* SOURCE EXCERPT
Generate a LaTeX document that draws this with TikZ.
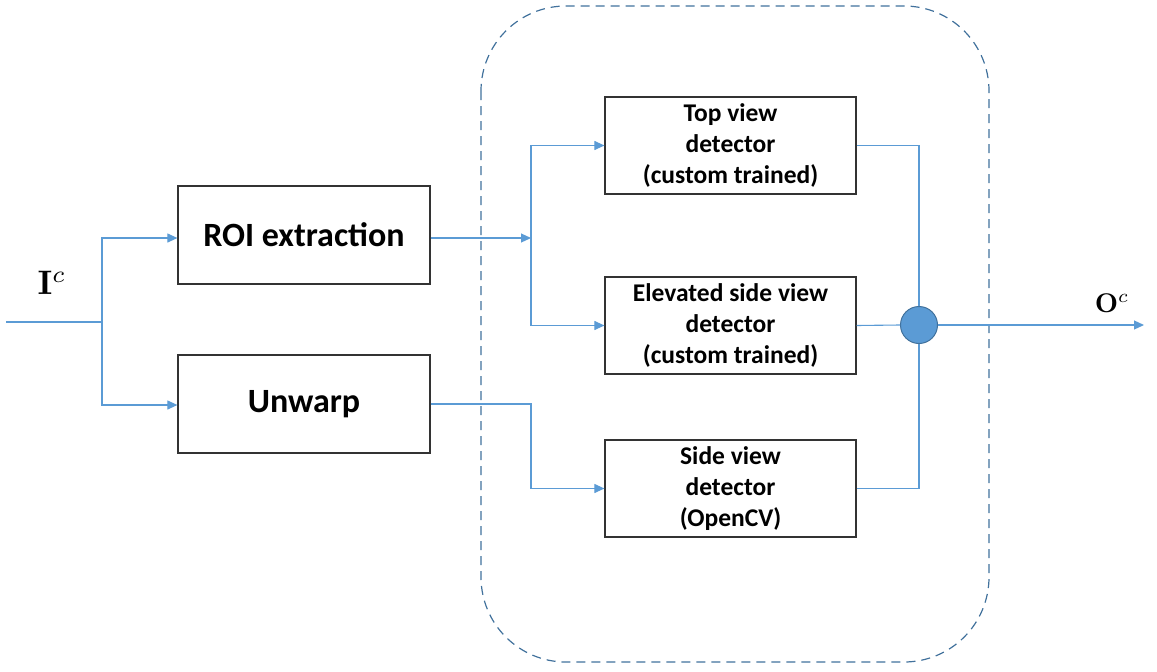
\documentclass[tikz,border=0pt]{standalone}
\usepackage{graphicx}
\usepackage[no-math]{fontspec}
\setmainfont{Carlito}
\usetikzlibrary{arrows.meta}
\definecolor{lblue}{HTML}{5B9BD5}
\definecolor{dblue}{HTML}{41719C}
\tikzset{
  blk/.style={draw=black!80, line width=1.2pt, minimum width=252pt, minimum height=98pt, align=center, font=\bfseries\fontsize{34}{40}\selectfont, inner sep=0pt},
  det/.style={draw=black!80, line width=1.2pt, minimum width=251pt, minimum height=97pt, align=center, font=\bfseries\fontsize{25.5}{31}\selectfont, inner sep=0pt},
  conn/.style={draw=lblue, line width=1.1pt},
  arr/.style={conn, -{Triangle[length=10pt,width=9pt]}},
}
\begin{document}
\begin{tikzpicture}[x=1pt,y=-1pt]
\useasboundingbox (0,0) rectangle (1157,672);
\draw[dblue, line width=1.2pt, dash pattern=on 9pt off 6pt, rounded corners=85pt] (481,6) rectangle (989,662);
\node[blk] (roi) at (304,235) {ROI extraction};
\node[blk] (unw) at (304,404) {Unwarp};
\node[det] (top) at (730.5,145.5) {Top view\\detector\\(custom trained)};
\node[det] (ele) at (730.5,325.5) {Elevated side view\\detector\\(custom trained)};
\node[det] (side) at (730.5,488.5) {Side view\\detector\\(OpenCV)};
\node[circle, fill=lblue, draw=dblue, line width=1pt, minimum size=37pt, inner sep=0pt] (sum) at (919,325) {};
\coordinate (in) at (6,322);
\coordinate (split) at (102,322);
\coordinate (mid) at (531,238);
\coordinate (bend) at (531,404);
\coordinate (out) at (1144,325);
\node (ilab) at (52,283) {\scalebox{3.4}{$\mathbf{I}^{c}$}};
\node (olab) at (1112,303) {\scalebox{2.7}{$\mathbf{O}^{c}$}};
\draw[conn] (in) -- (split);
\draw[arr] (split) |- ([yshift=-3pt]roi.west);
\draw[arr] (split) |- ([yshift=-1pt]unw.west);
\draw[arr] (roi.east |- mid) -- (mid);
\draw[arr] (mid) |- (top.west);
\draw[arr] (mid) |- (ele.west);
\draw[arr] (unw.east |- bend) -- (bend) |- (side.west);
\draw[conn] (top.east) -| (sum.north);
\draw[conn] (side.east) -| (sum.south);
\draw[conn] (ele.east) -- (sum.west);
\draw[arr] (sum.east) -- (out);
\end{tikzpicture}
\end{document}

* EXERCISE REQUIREMENTS
Skip the pictures, then retype every line above exactly.

* REPLY
Generate a LaTeX document that draws this with TikZ.
\documentclass[tikz,border=0pt]{standalone}
\usepackage{graphicx}
\usepackage[no-math]{fontspec}
\setmainfont{Carlito}
\usetikzlibrary{arrows.meta}
\definecolor{lblue}{HTML}{5B9BD5}
\definecolor{dblue}{HTML}{41719C}
\tikzset{
  blk/.style={draw=black!80, line width=1.2pt, minimum width=252pt, minimum height=98pt, align=center, font=\bfseries\fontsize{34}{40}\selectfont, inner sep=0pt},
  det/.style={draw=black!80, line width=1.2pt, minimum width=251pt, minimum height=97pt, align=center, font=\bfseries\fontsize{25.5}{31}\selectfont, inner sep=0pt},
  conn/.style={draw=lblue, line width=1.1pt},
  arr/.style={conn, -{Triangle[length=10pt,width=9pt]}},
}
\begin{document}
\begin{tikzpicture}[x=1pt,y=-1pt]
\useasboundingbox (0,0) rectangle (1157,672);
\draw[dblue, line width=1.2pt, dash pattern=on 9pt off 6pt, rounded corners=85pt] (481,6) rectangle (989,662);
\node[blk] (roi) at (304,235) {ROI extraction};
\node[blk] (unw) at (304,404) {Unwarp};
\node[det] (top) at (730.5,145.5) {Top view\\detector\\(custom trained)};
\node[det] (ele) at (730.5,325.5) {Elevated side view\\detector\\(custom trained)};
\node[det] (side) at (730.5,488.5) {Side view\\detector\\(OpenCV)};
\node[circle, fill=lblue, draw=dblue, line width=1pt, minimum size=37pt, inner sep=0pt] (sum) at (919,325) {};
\coordinate (in) at (6,322);
\coordinate (split) at (102,322);
\coordinate (mid) at (531,238);
\coordinate (bend) at (531,404);
\coordinate (out) at (1144,325);
\node (ilab) at (52,283) {\scalebox{3.4}{$\mathbf{I}^{c}$}};
\node (olab) at (1112,303) {\scalebox{2.7}{$\mathbf{O}^{c}$}};
\draw[conn] (in) -- (split);
\draw[arr] (split) |- ([yshift=-3pt]roi.west);
\draw[arr] (split) |- ([yshift=-1pt]unw.west);
\draw[arr] (roi.east |- mid) -- (mid);
\draw[arr] (mid) |- (top.west);
\draw[arr] (mid) |- (ele.west);
\draw[arr] (unw.east |- bend) -- (bend) |- (side.west);
\draw[conn] (top.east) -| (sum.north);
\draw[conn] (side.east) -| (sum.south);
\draw[conn] (ele.east) -- (sum.west);
\draw[arr] (sum.east) -- (out);
\end{tikzpicture}
\end{document}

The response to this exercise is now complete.